Surface
for string orchestra
duration ~ 6:12
Premiered on March 26, 2010 by the UBC Chamber String Ensemble | Eric Wilson, cond.
The score for Surface contains two different versions of the composition, the string orchestra is encouraged to perform both versions in the same program whenever this might be possible. Both versions are made up of the same exact musical material, but they differ in the order in which they present it. Each of the two large sections are reversed from one version to the other, and so although the listener hears the ‘same’ music in both versions, the order in which the music is presented changes. If performing the two versions on the same program, it is recommended that each version be treated as two different pieces and not be played consecutively. The goal is to produce different experiences of the same musical material in an effort to create an ‘impermanent large-scale form.’
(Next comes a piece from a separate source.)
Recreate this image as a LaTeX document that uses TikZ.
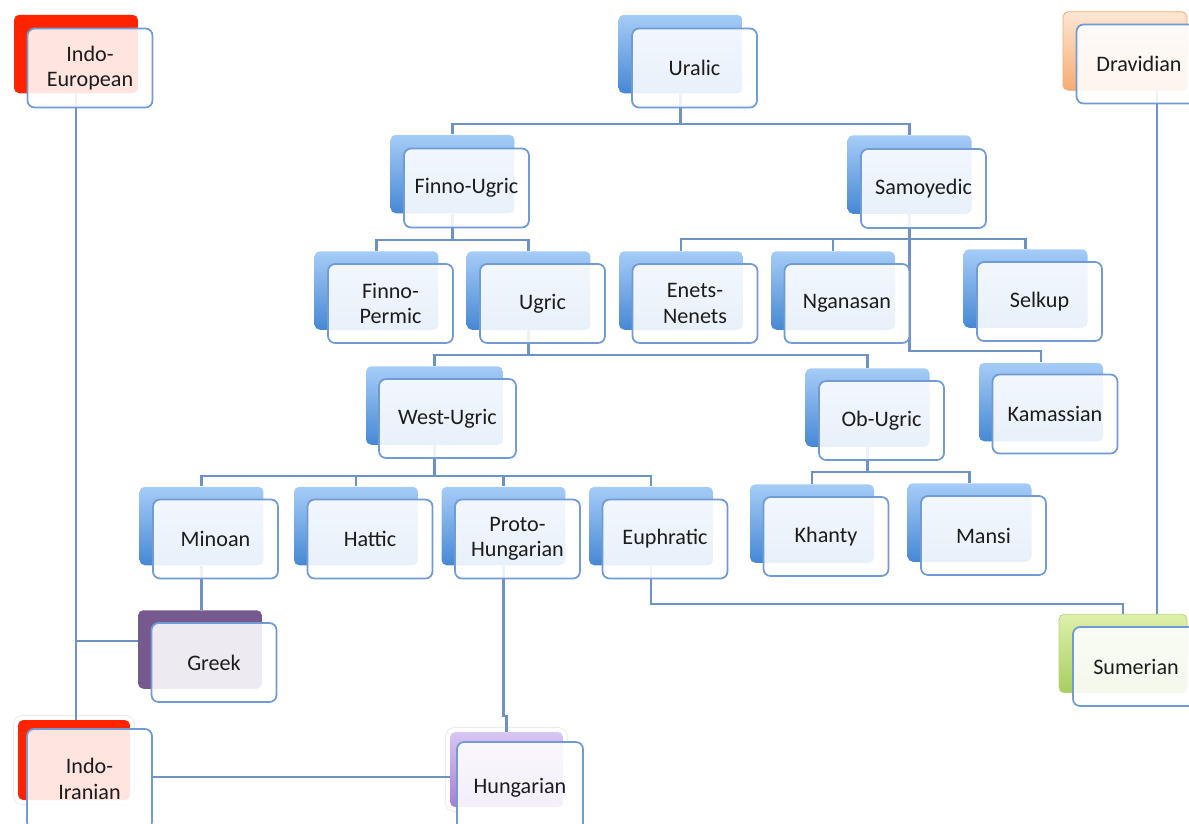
\documentclass[tikz,border=0pt]{standalone}
\usepackage{fontspec}
\setmainfont{Carlito}
\usetikzlibrary{positioning,calc}
\definecolor{linkblue}{RGB}{108,146,198}
\definecolor{edgeblue}{RGB}{112,155,212}
\definecolor{bluetop}{RGB}{166,204,247}
\definecolor{bluebot}{RGB}{70,136,212}
\definecolor{iered}{RGB}{255,36,0}
\definecolor{orangetop}{RGB}{253,230,212}
\definecolor{orangebot}{RGB}{247,172,112}
\definecolor{orangeedge}{RGB}{245,172,112}
\definecolor{greekpurple}{RGB}{118,90,143}
\definecolor{lilactop}{RGB}{216,198,243}
\definecolor{lilacbot}{RGB}{164,128,212}
\definecolor{greentop}{RGB}{222,240,170}
\definecolor{greenbot}{RGB}{166,206,96}
\definecolor{labelgray}{RGB}{28,28,28}

\tikzset{
  back/.style={rounded corners=3pt, minimum width=2.48cm, minimum height=1.57cm, inner sep=0pt},
  blueback/.style={back, top color=bluetop, bottom color=bluebot},
  redback/.style={back, fill=iered},
  orangeback/.style={back, draw=orangeedge, line width=0.5pt, top color=orangetop, bottom color=orangebot},
  purpleback/.style={back, fill=greekpurple},
  lilacback/.style={back, top color=lilactop, bottom color=lilacbot},
  greenback/.style={back, draw=greenbot!80, line width=0.5pt, top color=greentop, bottom color=greenbot},
  rim/.style={preaction={draw=black!10, line width=0.4pt, double=white, double distance=5pt}},
  front/.style={draw=edgeblue, line width=1pt, rounded corners=4pt, fill=white, fill opacity=0.88,
    text opacity=1, minimum width=2.5cm, minimum height=1.58cm, inner sep=2pt, align=center,
    text=labelgray, font=\fontsize{12.6}{14.4}\selectfont},
  link/.style={draw=linkblue, line width=1.2pt},
}

\begin{document}
\begin{tikzpicture}[x=0.02cm, y=-0.02cm]
  \useasboundingbox (0,0) rectangle (1189,823);

  % back cards
  \node[redback] (ieb) at (76,54) {};
  \node[blueback] (uralicb) at (680.5,54) {};
  \node[orangeback] (dravb) at (1125,51) {};
  \node[blueback] (fugb) at (452.5,174) {};
  \node[blueback] (samb) at (909.5,174.5) {};
  \node[blueback] (fpb) at (376.5,290.5) {};
  \node[blueback] (ugb) at (528.5,290.5) {};
  \node[blueback] (enb) at (681,290.5) {};
  \node[blueback] (ngb) at (833,290.5) {};
  \node[blueback] (selb) at (1025.5,288.5) {};
  \node[blueback] (kamb) at (1041,402) {};
  \node[blueback, minimum width=2.74cm] (wub) at (434.5,405.5) {};
  \node[blueback] (obb) at (867.5,407.5) {};
  \node[blueback] (minb) at (201.5,526) {};
  \node[blueback] (hatb) at (356,526) {};
  \node[blueback] (phb) at (503.5,526) {};
  \node[blueback] (euphb) at (651,526) {};
  \node[blueback] (khb) at (812,523.5) {};
  \node[blueback] (mab) at (969.5,522.5) {};
  \node[purpleback] (greekb) at (200,649.5) {};
  \node[greenback, minimum width=2.56cm] (sumb) at (1123,653.5) {};
  \node[redback, rim, minimum width=2.24cm, minimum height=1.6cm] (iiranb) at (74,760) {};
  \node[lilacback, rim, minimum width=2.26cm, minimum height=1.5cm] (hungb) at (506.5,769.5) {};

  % connectors
  \foreach \kid in {fugb,samb} \draw[link] (uralicb.south) -- ++(0,30) -| (\kid.north);
  \foreach \kid in {fpb,ugb} \draw[link] (fugb.south) -- ++(0,26) -| (\kid.north);
  \foreach \kid in {enb,ngb,selb} \draw[link] (samb.south) -- ++(0,25) -| (\kid.north);
  \draw[link] (samb.south) -- ++(0,137) -| (kamb.north);
  \foreach \kid in {wub,obb} \draw[link] (ugb.south) -- ++(0,25) -| (\kid.north);
  \foreach \kid in {minb,hatb,phb,euphb} \draw[link] (wub.south) -- ++(0,31) -| (\kid.north);
  \foreach \kid in {khb,mab} \draw[link] (obb.south) -- ++(0,25) -| (\kid.north);
  \draw[link] (minb.south) -- (minb.south |- greekb.north);
  \draw[link] (ieb.south) -- (ieb.south |- iiranb.north);
  \coordinate (gkin) at ([yshift=0.17cm]greekb.west);
  \draw[link] (ieb.south |- gkin) -- (gkin);
  \draw[link] (phb.south) -- ++(0,150) -| (hungb.north);
  \draw[link] (euphb.south) -- ++(0,38) -| (sumb.north);
  \coordinate (dvout) at ([xshift=0.64cm]dravb.south);
  \draw[link] (dvout) -- (dvout |- sumb.north);
  \coordinate (iiout) at ([yshift=-0.34cm]iiranb.east -| 152,0);
  \draw[link] (iiout) -- (iiout -| hungb.west);

  % front cards
  \node[front] (ie) at ([shift={(14,14)}]ieb) {Indo-\\European};
  \node[front] (uralic) at ([shift={(14,14)}]uralicb) {Uralic};
  \node[front] (drav) at ([shift={(14,13)}]dravb) {Dravidian};
  \node[front] (fug) at ([shift={(14,14)}]fugb) {Finno-Ugric};
  \node[front] (sam) at ([shift={(14,14)}]samb) {Samoyedic};
  \node[front] (fp) at ([shift={(14,13)}]fpb) {Finno-\\Permic};
  \node[front] (ug) at ([shift={(14,13)}]ugb) {Ugric};
  \node[front] (en) at ([shift={(14,13)}]enb) {Enets-\\Nenets};
  \node[front] (ng) at ([shift={(14,13)}]ngb) {Nganasan};
  \node[front] (sel) at ([shift={(14,13)}]selb) {Selkup};
  \node[front] (kam) at ([shift={(14,12)}]kamb) {Kamassian};
  \node[front, minimum width=2.74cm] (wu) at ([shift={(13,13)}]wub) {West-Ugric};
  \node[front] (ob) at ([shift={(14,13)}]obb) {Ob-Ugric};
  \node[front] (min) at ([shift={(14,13)}]minb) {Minoan};
  \node[front] (hat) at ([shift={(14,13)}]hatb) {Hattic};
  \node[front] (ph) at ([shift={(14,13)}]phb) {Proto-\\Hungarian};
  \node[front] (euph) at ([shift={(14,13)}]euphb) {Euphratic};
  \node[front] (kh) at ([shift={(14,13)}]khb) {Khanty};
  \node[front] (ma) at ([shift={(14,13)}]mab) {Mansi};
  \node[front] (greek) at ([shift={(14,13)}]greekb) {Greek};
  \node[front, minimum width=2.52cm] (sum) at ([shift={(13,13)}]sumb) {Sumerian};
  \node[front, minimum height=2cm] (iiran) at ([shift={(15.5,19)}]iiranb) {Indo-\\Iranian};
  \node[front, minimum width=2.52cm, minimum height=1.84cm] (hung) at ([shift={(13.5,18.5)}]hungb) {Hungarian};
\end{tikzpicture}
\end{document}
The concept of impermanent large-scale form is largely based on theories of music cognition and the composer’s preoccupation with deemphasizing the value of form identification as a singularly correct way of accessing musical content. Surface is part of a series of pieces devoted to using impermanent large-scale form as part of the compositional design in an effort to promote different readings of the same musical content. Alternate orderings and different musical paths can stimulate underlying connections between different versions of the same piece. The ‘real’ music, its soul and core, will be the unchangeable traces that make up the entire collection of possible orderings. This approach to form is an attempt to abandon fixed form in order to allow for an internal depiction of music that is not dependant on the chronology (order) of the work. I believe this is already the way in which music lives inside our minds, and allowing it to be performed in multiple configurations will only enhance this type of impermanent existence. Some of the music and concepts explored in Surface come from Passenger, a string quartet that utilizes the same formal procedures of large-scale form reconfiguration and similar unison melodic ideas.